Image of the Baseball Hall of Fame

This is Part One of a five part series covering this year’s Baseball Hall of Fame Election. This first part deals with the Golden Era Committee’s ballot, a collection of “candidates whose main contribution to the National Pastime came between 1947 and 1972 – the Golden Era”. (That’s the Hall of Fame’s wording, not mine.) Because I wasn’t around for this particular era of baseball, all I have to go off of are cold hard statistics, which is frightfully dull. Therefore, I turned to the scientific minds of the Recorder to create a time machine, a time machine which has brought back from the past a columnist/man/totally-not-a-gimmick who claims to have witnessed the primes of these respective careers. I give you, for your reading pleasure, Roger A. WASPman.

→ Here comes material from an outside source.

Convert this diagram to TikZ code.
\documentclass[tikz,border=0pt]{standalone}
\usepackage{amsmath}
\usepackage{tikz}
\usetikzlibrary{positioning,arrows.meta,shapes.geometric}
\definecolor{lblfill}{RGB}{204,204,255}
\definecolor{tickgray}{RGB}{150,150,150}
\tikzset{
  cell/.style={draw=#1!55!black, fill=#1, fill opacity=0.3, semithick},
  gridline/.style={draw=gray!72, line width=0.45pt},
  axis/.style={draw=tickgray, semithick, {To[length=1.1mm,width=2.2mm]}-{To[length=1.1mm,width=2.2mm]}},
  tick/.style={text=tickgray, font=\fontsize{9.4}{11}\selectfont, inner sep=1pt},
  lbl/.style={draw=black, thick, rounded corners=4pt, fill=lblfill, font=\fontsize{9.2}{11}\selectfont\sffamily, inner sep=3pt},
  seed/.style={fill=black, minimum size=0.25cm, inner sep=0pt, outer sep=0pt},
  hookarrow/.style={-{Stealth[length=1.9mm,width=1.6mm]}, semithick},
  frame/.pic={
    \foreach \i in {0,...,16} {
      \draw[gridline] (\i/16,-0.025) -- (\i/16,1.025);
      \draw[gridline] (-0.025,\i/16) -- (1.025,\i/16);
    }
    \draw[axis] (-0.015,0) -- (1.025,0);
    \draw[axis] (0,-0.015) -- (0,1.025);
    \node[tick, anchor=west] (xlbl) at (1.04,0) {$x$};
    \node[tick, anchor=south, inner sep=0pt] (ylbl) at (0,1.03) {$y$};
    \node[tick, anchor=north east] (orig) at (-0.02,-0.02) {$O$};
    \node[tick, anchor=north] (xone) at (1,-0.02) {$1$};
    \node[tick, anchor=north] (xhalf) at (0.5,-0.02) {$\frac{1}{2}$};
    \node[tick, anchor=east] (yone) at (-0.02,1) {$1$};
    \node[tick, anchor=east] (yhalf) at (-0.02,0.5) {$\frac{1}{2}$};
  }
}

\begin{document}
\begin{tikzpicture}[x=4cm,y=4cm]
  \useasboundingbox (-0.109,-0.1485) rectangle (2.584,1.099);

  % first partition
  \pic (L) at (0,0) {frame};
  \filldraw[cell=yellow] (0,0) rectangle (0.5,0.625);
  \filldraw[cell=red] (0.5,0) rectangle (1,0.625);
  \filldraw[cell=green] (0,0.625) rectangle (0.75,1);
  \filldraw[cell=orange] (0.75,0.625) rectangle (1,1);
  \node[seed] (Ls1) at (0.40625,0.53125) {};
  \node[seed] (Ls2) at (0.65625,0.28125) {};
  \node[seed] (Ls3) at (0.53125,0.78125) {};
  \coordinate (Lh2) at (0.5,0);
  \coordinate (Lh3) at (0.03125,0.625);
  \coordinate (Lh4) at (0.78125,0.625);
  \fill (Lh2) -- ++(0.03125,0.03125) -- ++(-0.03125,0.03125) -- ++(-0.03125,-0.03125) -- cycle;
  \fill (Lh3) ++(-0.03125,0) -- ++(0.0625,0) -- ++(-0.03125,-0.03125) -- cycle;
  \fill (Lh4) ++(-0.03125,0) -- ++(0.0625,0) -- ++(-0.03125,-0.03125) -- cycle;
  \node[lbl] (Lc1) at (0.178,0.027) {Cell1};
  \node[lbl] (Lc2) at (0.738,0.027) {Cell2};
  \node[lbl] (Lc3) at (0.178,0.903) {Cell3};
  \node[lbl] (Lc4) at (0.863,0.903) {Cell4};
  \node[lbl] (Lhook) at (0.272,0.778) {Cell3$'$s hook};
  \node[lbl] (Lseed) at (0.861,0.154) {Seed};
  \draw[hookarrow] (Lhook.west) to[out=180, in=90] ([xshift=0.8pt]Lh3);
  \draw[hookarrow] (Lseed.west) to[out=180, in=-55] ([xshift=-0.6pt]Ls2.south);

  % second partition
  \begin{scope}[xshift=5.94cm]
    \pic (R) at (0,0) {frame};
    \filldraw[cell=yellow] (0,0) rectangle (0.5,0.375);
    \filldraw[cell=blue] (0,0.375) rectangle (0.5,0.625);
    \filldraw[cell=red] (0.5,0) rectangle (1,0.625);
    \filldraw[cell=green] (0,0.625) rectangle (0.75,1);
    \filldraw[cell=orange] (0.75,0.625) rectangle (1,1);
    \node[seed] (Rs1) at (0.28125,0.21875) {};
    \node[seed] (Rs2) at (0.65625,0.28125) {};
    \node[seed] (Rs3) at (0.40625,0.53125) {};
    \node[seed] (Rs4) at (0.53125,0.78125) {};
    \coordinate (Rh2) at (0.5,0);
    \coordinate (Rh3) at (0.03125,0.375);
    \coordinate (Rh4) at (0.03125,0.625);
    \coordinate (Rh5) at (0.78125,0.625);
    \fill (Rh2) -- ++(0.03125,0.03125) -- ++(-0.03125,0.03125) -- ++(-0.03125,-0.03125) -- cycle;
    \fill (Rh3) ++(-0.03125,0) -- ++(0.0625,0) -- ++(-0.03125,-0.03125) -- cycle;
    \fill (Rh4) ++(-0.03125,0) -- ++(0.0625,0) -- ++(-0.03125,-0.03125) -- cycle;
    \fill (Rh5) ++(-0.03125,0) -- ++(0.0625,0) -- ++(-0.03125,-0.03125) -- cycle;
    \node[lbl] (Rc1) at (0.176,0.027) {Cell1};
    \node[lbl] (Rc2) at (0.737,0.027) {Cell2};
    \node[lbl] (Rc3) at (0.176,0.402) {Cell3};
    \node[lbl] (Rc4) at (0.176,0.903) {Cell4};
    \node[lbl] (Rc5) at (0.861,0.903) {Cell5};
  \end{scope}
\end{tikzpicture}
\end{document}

Roger A. WASPman is a suburban father of four from Springfield. He is an insurance broker with an office on Main Street. (Office hours are 8 am to 4 pm) He enjoys golf, listening to the radio, and watching “Hogan’s Heroes”, and has been a registered Republican since the Eisenhower years. His proudest claim to fame is working his way through college “the right way”, and states that Walter O’Malley is the most demonic man in America next to those damn Kennedys. Enjoy.

Well, hey there, sports! Fancy seeing you all here! This time machine thing sure is swell. Say, how’s Vietnam turn out?